━━━━━ Collected material
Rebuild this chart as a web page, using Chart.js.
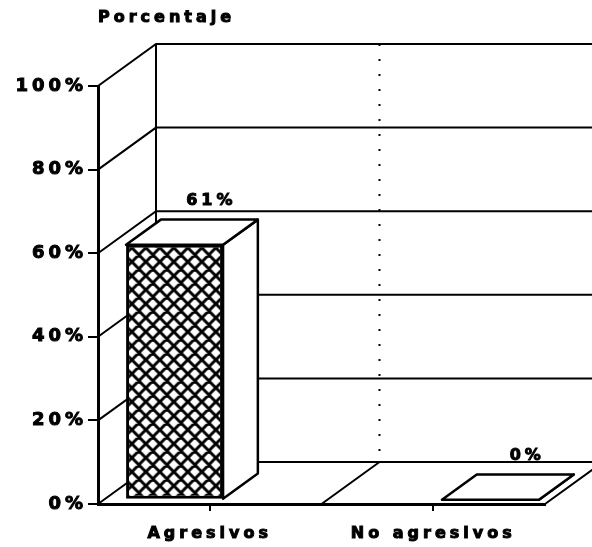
<!DOCTYPE html>
<html>
<head>
<meta charset="utf-8">
<script src="https://cdn.jsdelivr.net/npm/chart.js@4.4.1/dist/chart.umd.min.js"></script>
<style>
  html, body { margin: 0; padding: 0; background: #fff; }
  #wrap { width: 592px; height: 547px; }
</style>
</head>
<body>
<div id="wrap"><canvas id="chart"></canvas></div>
<script>
const categories = ['Agresivos', 'No agresivos'];
const percentages = [61, 0];
const yTicks = [0, 20, 40, 60, 80, 100];
const axisTitle = 'Porcentaje';

// fake 3D box: depth vector, and where the bars sit inside it (0 = front, 1 = back)
const depth = { x: 58, y: -42 };
const barFront = 0.1, barBack = 0.7;
const font = 'DejaVu Sans';
const spacing = '4px';

function crossHatch(ctx) {
    const size = 14;
    const c = document.createElement('canvas');
    c.width = size;
    c.height = size;
    const g = c.getContext('2d');
    g.fillStyle = '#fff';
    g.fillRect(0, 0, size, size);
    g.strokeStyle = '#000';
    g.lineWidth = 3;
    g.beginPath();
    for (let k = -1; k <= 1; k++) {
        g.moveTo(k * size, 0);
        g.lineTo(k * size + size, size);
        g.moveTo(k * size + size, 0);
        g.lineTo(k * size, size);
    }
    g.stroke();
    return ctx.createPattern(c, 'repeat');
}

function heavyText(ctx, text, x, y) {
    ctx.fillText(text, x, y);
    ctx.strokeText(text, x, y);
}

const box3d = {
    id: 'box3d',
    beforeDraw(chart) {
        chart.ctx.letterSpacing = spacing;
    },
    beforeDatasetsDraw(chart) {
        const { ctx, chartArea: a, scales } = chart;
        const y = scales.y;
        const mid = scales.x.getPixelForValue(0.5);
        ctx.save();
        ctx.strokeStyle = '#000';
        ctx.lineWidth = 2;
        ctx.beginPath();
        // left wall diagonals + back wall gridlines
        yTicks.forEach(v => {
            const py = y.getPixelForValue(v);
            ctx.moveTo(a.left, py);
            ctx.lineTo(a.left + depth.x, py + depth.y);
            ctx.lineTo(a.right + depth.x, py + depth.y);
        });
        ctx.moveTo(a.left + depth.x, a.top + depth.y);
        ctx.lineTo(a.left + depth.x, a.bottom + depth.y);
        // floor
        ctx.moveTo(a.right, a.bottom);
        ctx.lineTo(a.right + depth.x, a.bottom + depth.y);
        ctx.moveTo(mid, a.bottom);
        ctx.lineTo(mid + depth.x, a.bottom + depth.y);
        ctx.stroke();
        // dotted divider on back wall
        ctx.beginPath();
        ctx.setLineDash([2, 13]);
        ctx.moveTo(mid + depth.x, a.top + depth.y);
        ctx.lineTo(mid + depth.x, a.bottom + depth.y);
        ctx.stroke();
        ctx.setLineDash([]);

        // side and top faces of each bar
        const f = { x: barFront * depth.x, y: barFront * depth.y };
        const s = { x: (barBack - barFront) * depth.x, y: (barBack - barFront) * depth.y };
        ctx.fillStyle = '#fff';
        ctx.lineWidth = 2.5;
        ctx.lineJoin = 'round';
        chart.getDatasetMeta(0).data.forEach(el => {
            const x1 = el.x - el.width / 2 + f.x, x2 = el.x + el.width / 2 + f.x;
            const yt = el.y + f.y, yb = el.base + f.y;
            ctx.beginPath();
            ctx.moveTo(x2, yt);
            ctx.lineTo(x2 + s.x, yt + s.y);
            ctx.lineTo(x2 + s.x, yb + s.y);
            ctx.lineTo(x2, yb);
            ctx.closePath();
            ctx.fill();
            ctx.stroke();
            ctx.beginPath();
            ctx.moveTo(x1, yt);
            ctx.lineTo(x2, yt);
            ctx.lineTo(x2 + s.x, yt + s.y);
            ctx.lineTo(x1 + s.x, yt + s.y);
            ctx.closePath();
            ctx.fill();
            ctx.stroke();
        });
        ctx.restore();
        // front faces drawn by Chart.js, pushed a little into the box
        ctx.save();
        ctx.translate(f.x, f.y);
    },
    afterDatasetsDraw(chart) {
        const ctx = chart.ctx;
        ctx.restore();
        ctx.save();
        ctx.fillStyle = '#000';
        ctx.strokeStyle = '#000';
        ctx.lineWidth = 1;
        ctx.textBaseline = 'middle';
        ctx.font = 'bold 16px "' + font + '"';
        ctx.textAlign = 'center';
        chart.getDatasetMeta(0).data.forEach((el, i) => {
            heavyText(ctx, percentages[i] + '%', el.x + barBack * depth.x + 2, el.y + barBack * depth.y - 19);
        });
        // axis title, above the value axis
        ctx.textAlign = 'left';
        heavyText(ctx, axisTitle, chart.chartArea.left, 18);
        ctx.restore();
    }
};

const ctx = document.getElementById('chart').getContext('2d');

new Chart(ctx, {
    type: 'bar',
    data: {
        labels: categories,
        datasets: [{
            data: percentages.map((v, i) => ({ x: i, y: v })),
            xAxisID: 'xb',
            yAxisID: 'y',
            backgroundColor: crossHatch(ctx),
            borderColor: '#000',
            borderWidth: 3,
            borderSkipped: false,
            categoryPercentage: 1,
            barPercentage: 0.307
        }]
    },
    options: {
        responsive: true,
        maintainAspectRatio: false,
        animation: false,
        layout: { padding: { left: 0, right: 47, top: 86, bottom: 0 } },
        plugins: {
            legend: { display: false },
            tooltip: { enabled: false },
            title: { display: false }
        },
        scales: {
            x: {
                type: 'category',
                offset: true,
                grid: { offset: false, drawOnChartArea: false, tickLength: 7, color: '#000', lineWidth: 2 },
                border: { color: '#000', width: 3 },
                ticks: {
                    color: '#000', font: { family: font, size: 16, weight: 'bold' },
                    textStrokeColor: '#000', textStrokeWidth: 1,
                    padding: 13, maxRotation: 0, autoSkip: false
                },
                afterFit: s => { s.height = 43; }
            },
            xb: {
                type: 'linear',
                display: false,
                offset: false,
                min: -0.224,
                max: 1.191,
                afterBuildTicks: s => { s.ticks = categories.map((c, i) => ({ value: i })); }
            },
            y: {
                min: 0,
                max: 100,
                afterBuildTicks: s => { s.ticks = yTicks.map(v => ({ value: v })); },
                grid: { drawOnChartArea: false, tickLength: 10, color: '#000', lineWidth: 2 },
                border: { color: '#000', width: 3 },
                ticks: {
                    color: '#000', font: { family: font, size: 18, weight: 'bold' },
                    textStrokeColor: '#000', textStrokeWidth: 1,
                    padding: 1, callback: v => v + '%'
                },
                afterFit: s => { s.width = 98; }
            }
        }
    },
    plugins: [box3d]
});
</script>
</body>
</html>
━━━━━━━━━━
[Written instruction]
With the pictures left out, transcribe the material exactly.

[The result]
Rebuild this chart as a web page, using Chart.js.
<!DOCTYPE html>
<html>
<head>
<meta charset="utf-8">
<script src="https://cdn.jsdelivr.net/npm/chart.js@4.4.1/dist/chart.umd.min.js"></script>
<style>
  html, body { margin: 0; padding: 0; background: #fff; }
  #wrap { width: 592px; height: 547px; }
</style>
</head>
<body>
<div id="wrap"><canvas id="chart"></canvas></div>
<script>
const categories = ['Agresivos', 'No agresivos'];
const percentages = [61, 0];
const yTicks = [0, 20, 40, 60, 80, 100];
const axisTitle = 'Porcentaje';

// fake 3D box: depth vector, and where the bars sit inside it (0 = front, 1 = back)
const depth = { x: 58, y: -42 };
const barFront = 0.1, barBack = 0.7;
const font = 'DejaVu Sans';
const spacing = '4px';

function crossHatch(ctx) {
    const size = 14;
    const c = document.createElement('canvas');
    c.width = size;
    c.height = size;
    const g = c.getContext('2d');
    g.fillStyle = '#fff';
    g.fillRect(0, 0, size, size);
    g.strokeStyle = '#000';
    g.lineWidth = 3;
    g.beginPath();
    for (let k = -1; k <= 1; k++) {
        g.moveTo(k * size, 0);
        g.lineTo(k * size + size, size);
        g.moveTo(k * size + size, 0);
        g.lineTo(k * size, size);
    }
    g.stroke();
    return ctx.createPattern(c, 'repeat');
}

function heavyText(ctx, text, x, y) {
    ctx.fillText(text, x, y);
    ctx.strokeText(text, x, y);
}

const box3d = {
    id: 'box3d',
    beforeDraw(chart) {
        chart.ctx.letterSpacing = spacing;
    },
    beforeDatasetsDraw(chart) {
        const { ctx, chartArea: a, scales } = chart;
        const y = scales.y;
        const mid = scales.x.getPixelForValue(0.5);
        ctx.save();
        ctx.strokeStyle = '#000';
        ctx.lineWidth = 2;
        ctx.beginPath();
        // left wall diagonals + back wall gridlines
        yTicks.forEach(v => {
            const py = y.getPixelForValue(v);
            ctx.moveTo(a.left, py);
            ctx.lineTo(a.left + depth.x, py + depth.y);
            ctx.lineTo(a.right + depth.x, py + depth.y);
        });
        ctx.moveTo(a.left + depth.x, a.top + depth.y);
        ctx.lineTo(a.left + depth.x, a.bottom + depth.y);
        // floor
        ctx.moveTo(a.right, a.bottom);
        ctx.lineTo(a.right + depth.x, a.bottom + depth.y);
        ctx.moveTo(mid, a.bottom);
        ctx.lineTo(mid + depth.x, a.bottom + depth.y);
        ctx.stroke();
        // dotted divider on back wall
        ctx.beginPath();
        ctx.setLineDash([2, 13]);
        ctx.moveTo(mid + depth.x, a.top + depth.y);
        ctx.lineTo(mid + depth.x, a.bottom + depth.y);
        ctx.stroke();
        ctx.setLineDash([]);

        // side and top faces of each bar
        const f = { x: barFront * depth.x, y: barFront * depth.y };
        const s = { x: (barBack - barFront) * depth.x, y: (barBack - barFront) * depth.y };
        ctx.fillStyle = '#fff';
        ctx.lineWidth = 2.5;
        ctx.lineJoin = 'round';
        chart.getDatasetMeta(0).data.forEach(el => {
            const x1 = el.x - el.width / 2 + f.x, x2 = el.x + el.width / 2 + f.x;
            const yt = el.y + f.y, yb = el.base + f.y;
            ctx.beginPath();
            ctx.moveTo(x2, yt);
            ctx.lineTo(x2 + s.x, yt + s.y);
            ctx.lineTo(x2 + s.x, yb + s.y);
            ctx.lineTo(x2, yb);
            ctx.closePath();
            ctx.fill();
            ctx.stroke();
            ctx.beginPath();
            ctx.moveTo(x1, yt);
            ctx.lineTo(x2, yt);
            ctx.lineTo(x2 + s.x, yt + s.y);
            ctx.lineTo(x1 + s.x, yt + s.y);
            ctx.closePath();
            ctx.fill();
            ctx.stroke();
        });
        ctx.restore();
        // front faces drawn by Chart.js, pushed a little into the box
        ctx.save();
        ctx.translate(f.x, f.y);
    },
    afterDatasetsDraw(chart) {
        const ctx = chart.ctx;
        ctx.restore();
        ctx.save();
        ctx.fillStyle = '#000';
        ctx.strokeStyle = '#000';
        ctx.lineWidth = 1;
        ctx.textBaseline = 'middle';
        ctx.font = 'bold 16px "' + font + '"';
        ctx.textAlign = 'center';
        chart.getDatasetMeta(0).data.forEach((el, i) => {
            heavyText(ctx, percentages[i] + '%', el.x + barBack * depth.x + 2, el.y + barBack * depth.y - 19);
        });
        // axis title, above the value axis
        ctx.textAlign = 'left';
        heavyText(ctx, axisTitle, chart.chartArea.left, 18);
        ctx.restore();
    }
};

const ctx = document.getElementById('chart').getContext('2d');

new Chart(ctx, {
    type: 'bar',
    data: {
        labels: categories,
        datasets: [{
            data: percentages.map((v, i) => ({ x: i, y: v })),
            xAxisID: 'xb',
            yAxisID: 'y',
            backgroundColor: crossHatch(ctx),
            borderColor: '#000',
            borderWidth: 3,
            borderSkipped: false,
            categoryPercentage: 1,
            barPercentage: 0.307
        }]
    },
    options: {
        responsive: true,
        maintainAspectRatio: false,
        animation: false,
        layout: { padding: { left: 0, right: 47, top: 86, bottom: 0 } },
        plugins: {
            legend: { display: false },
            tooltip: { enabled: false },
            title: { display: false }
        },
        scales: {
            x: {
                type: 'category',
                offset: true,
                grid: { offset: false, drawOnChartArea: false, tickLength: 7, color: '#000', lineWidth: 2 },
                border: { color: '#000', width: 3 },
                ticks: {
                    color: '#000', font: { family: font, size: 16, weight: 'bold' },
                    textStrokeColor: '#000', textStrokeWidth: 1,
                    padding: 13, maxRotation: 0, autoSkip: false
                },
                afterFit: s => { s.height = 43; }
            },
            xb: {
                type: 'linear',
                display: false,
                offset: false,
                min: -0.224,
                max: 1.191,
                afterBuildTicks: s => { s.ticks = categories.map((c, i) => ({ value: i })); }
            },
            y: {
                min: 0,
                max: 100,
                afterBuildTicks: s => { s.ticks = yTicks.map(v => ({ value: v })); },
                grid: { drawOnChartArea: false, tickLength: 10, color: '#000', lineWidth: 2 },
                border: { color: '#000', width: 3 },
                ticks: {
                    color: '#000', font: { family: font, size: 18, weight: 'bold' },
                    textStrokeColor: '#000', textStrokeWidth: 1,
                    padding: 1, callback: v => v + '%'
                },
                afterFit: s => { s.width = 98; }
            }
        }
    },
    plugins: [box3d]
});
</script>
</body>
</html>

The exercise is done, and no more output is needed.